In 2009, his son Christ-tcherry was born with severe cerebral palsy. Papito's wife died in childbirth, leaving him with a three-pound, incredibly sick baby boy to raise on his own. Two and a half years passed before he truly learned what he needed to know about taking care of his son.

He explained that Haitian doctors often don't want to tell parents the truth because they know what's likely to happen next.

"No doctor wants to tell you because they know in Haiti how bad our situation is," he told CBN News. "If they tell those parents the truth, they're going to drop their kids at the hospital or anywhere."

"They're not going to love them anymore," he continued. "They just realize that if they say, 'Oh, your kid is special needs. He's not going to walk.' They're going to give up."

Heather Meyer Gabuad moved to Haiti in 2010 with a background in special needs. She was helping at an orphanage when Papito showed up seeking answers about his son.

"I had never worked with a widowed father before and here he was with his two-and-a-half-year-old with no intention of wanting to give him away to an orphanage, and that would have been so easy for him," she said.

"A lot of orphanages would have said yes because he was a widowed father and Christ-tcherry's disabilities are so severe," she explained. "He wanted to raise his son, he wanted to provide for his son, he wanted to take care and be there and love his son forever."

A 'Rescue Mission'

The two worked closely together to find Christ-tcherry the right medical care, growing so close that they married in 2012. The following year they took their combined passion for the special needs community and started Footprints of the Son.

"Our mission is educating these parents to love their kids, help them and do what they need," Papito said.

Heather calls it "a rescue mission."

"I just feel that the parents are at that turning point of they don't know what to do with their child, and I feel like sometimes we get to them just in time, just in time before they're losing hope, before they're so desperate that they'll leave that child at a hospital or they'll leave that child with a grandparent," she said.

"I feel like if we can come in and help them right at that pivotal time that they'll change, that their attitude will change and they'll feel like they have an advocate beside them. They feel like they have a friend that's going to go through this with them," she explained.

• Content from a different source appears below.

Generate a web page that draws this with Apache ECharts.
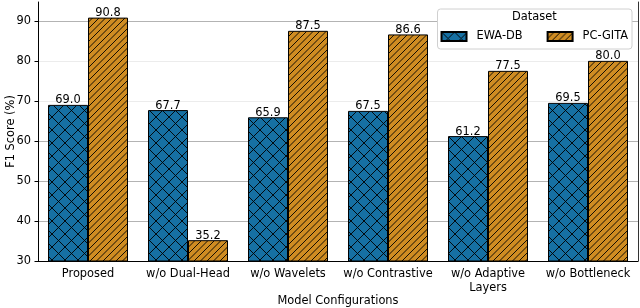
<!DOCTYPE html>
<html>
<head>
<meta charset="utf-8">
<script src="https://cdn.jsdelivr.net/npm/echarts@6/dist/echarts.min.js"></script>
<style>
html,body{margin:0;padding:0;background:#fff;}
#chart{width:640px;height:308px;}
</style>
</head>
<body>
<div id="chart"></div>
<script>
const categories = ['Proposed', 'w/o Dual-Head', 'w/o Wavelets', 'w/o Contrastive', 'w/o Adaptive\nLayers', 'w/o Bottleneck'];
const ewaDB = [69.0, 67.7, 65.9, 67.5, 61.2, 69.5];
const pcGita = [90.8, 35.2, 87.5, 86.6, 77.5, 80.0];
const yTicks = [30, 40, 50, 60, 70, 80, 90];
const seriesNames = ['EWA-DB', 'PC-GITA'];
const legendTitle = 'Dataset';
const xTitle = 'Model Configurations';
const yTitle = 'F1 Score (%)';

const FONT = 'DejaVu Sans';
const FS = 11.4;

function makePattern(bg, type) {
  const s = 13;
  const c = document.createElement('canvas');
  c.width = s; c.height = s;
  const ctx = c.getContext('2d');
  ctx.fillStyle = bg;
  ctx.fillRect(0, 0, s, s);
  ctx.strokeStyle = 'rgba(0,0,0,0.9)';
  ctx.lineWidth = 1;
  function seg(x1, y1, x2, y2) { ctx.beginPath(); ctx.moveTo(x1, y1); ctx.lineTo(x2, y2); ctx.stroke(); }
  if (type === 'cross') {
    [0, 13, 26].forEach(k => seg(-2, k + 2, k + 2, -2));
    [-13, 0, 13].forEach(k => seg(k - 2, -2, k + s + 2, s + 2));
  } else {
    [0, 6.5, 13, 19.5, 26].forEach(k => seg(-2, k + 2, k + 2, -2));
  }
  return { image: c, repeat: 'repeat' };
}

const blueFill = makePattern('#1670a3', 'cross');
const orangeFill = makePattern('#cf8c22', 'diag');

const chart = echarts.init(document.getElementById('chart'), null, { renderer: 'canvas' });

const labelCfg = {
  show: true,
  position: 'top',
  distance: -1,
  color: '#000',
  fontFamily: FONT,
  fontSize: FS,
  formatter: p => p.value.toFixed(1)
};

chart.setOption({
  animation: false,
  backgroundColor: '#fff',
  textStyle: { fontFamily: FONT },
  grid: { left: 38, top: 2, width: 600, height: 259, containLabel: false, outerBoundsMode: 'none' },
  legend: {
    right: 8,
    top: 9,
    padding: [22, 4, 7, 3],
    backgroundColor: '#fff',
    borderColor: '#d0d0d0',
    borderWidth: 1,
    borderRadius: 3,
    icon: 'rect',
    itemWidth: 25,
    itemHeight: 9,
    itemGap: 24,
    textStyle: { fontFamily: FONT, fontSize: FS, color: '#000', padding: [0, 0, 0, 5] },
    data: seriesNames,
    z: 20
  },
  graphic: [{
    type: 'text',
    left: 512,
    top: 12,
    z: 100,
    style: { text: legendTitle, fontFamily: FONT, fontSize: FS, fill: '#000' }
  }],
  xAxis: {
    type: 'category',
    data: categories,
    name: xTitle,
    nameLocation: 'middle',
    nameGap: 35,
    nameMoveOverlap: false,
    nameTextStyle: { fontFamily: FONT, fontSize: FS, color: '#000' },
    axisLine: { lineStyle: { color: '#000', width: 1 } },
    axisTick: { alignWithLabel: true, length: 3.5, lineStyle: { color: '#000' } },
    axisLabel: { margin: 6, fontFamily: FONT, fontSize: FS, color: '#000', lineHeight: 14, interval: 0 },
    splitLine: { show: false }
  },
  yAxis: [{
    type: 'value',
    min: 30,
    max: 94.7,
    interval: 10,
    name: yTitle,
    nameLocation: 'middle',
    nameGap: 21,
    nameMoveOverlap: false,
    nameTextStyle: { fontFamily: FONT, fontSize: FS, color: '#000' },
    axisLine: { show: true, lineStyle: { color: '#000', width: 1 } },
    axisTick: { show: true, length: 3.5, lineStyle: { color: '#000' }, customValues: yTicks },
    axisLabel: { margin: 7, fontFamily: FONT, fontSize: FS, color: '#000', customValues: yTicks },
    splitLine: {
      show: true,
      lineStyle: {
        width: 1,
        color: ['#b3b3b3', '#b3b3b3', '#b3b3b3', '#b3b3b3', '#ececec', '#ececec', '#b3b3b3', '#e4e4e4']
      }
    }
  }, {
    type: 'value',
    position: 'right',
    min: 30,
    max: 94.7,
    interval: 10,
    axisLine: { show: true, lineStyle: { color: '#333', width: 1 } },
    axisTick: { show: false },
    axisLabel: { show: false },
    splitLine: { show: false }
  }],
  series: [{
    name: seriesNames[0],
    type: 'bar',
    data: ewaDB,
    barWidth: 40,
    barGap: '0%',
    itemStyle: { color: blueFill, borderColor: '#000', borderWidth: 1 },
    label: labelCfg
  }, {
    name: seriesNames[1],
    type: 'bar',
    data: pcGita,
    barWidth: 40,
    barGap: '0%',
    itemStyle: { color: orangeFill, borderColor: '#000', borderWidth: 1 },
    label: labelCfg
  }]
});
</script>
</body>
</html>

Overcoming Haiti's Voodoo Culture

Haiti's voodoo culture often works against Heather and Papito's efforts. That's because families often turn first to voodoo priests for help because of their own beliefs or pressure from family.

"Some family judges them because they don't want to do it, but some of them did it and when everybody sees, 'Oh, there's no answer for this.' They just give up because the way they tell them to go is not the right way, so they come back," Papito explained.

Through Footprints in the Son, Heather and Papito are able to take the families in and offer the support they need.

"We're just like let's embrace it, let's do this together, let's educate your child, let's get therapy for your child, but most importantly, let's just create a family that loves this child," Heather said.

It's not an easy process or quick process to get a family to give up on fixing their child and instead focus on raising them.

Breaking New Ground

Footprints of the Son is breaking new ground this year. They've built a school to provide education for children with disabilities.

"This year we're going to have three classrooms. We'll have a 2 to 3-year-old level classroom. That doesn't mean that all the children will be 2 to 3 years old, and then we're going to have a 3 to 4-year-old classroom," Heather told CBN News.

"We will also have one unique classroom this year," she added. "It's a sensory classroom and that's geared for children with autism, severe autism, and severe ADHD."

Heather and Papito don't plan to stop there. Their land gives them room to grow. One day they hope to reach each child in the community.

"This has been like my biggest dream since I moved to Haiti is to have an inclusion school of typical functioning children and children with disabilities learning together in the same environment," Heather said.

Until that dream becomes reality, Heather and Papito will work among Haiti's special needs community through education, encouragement and support, one family at a time.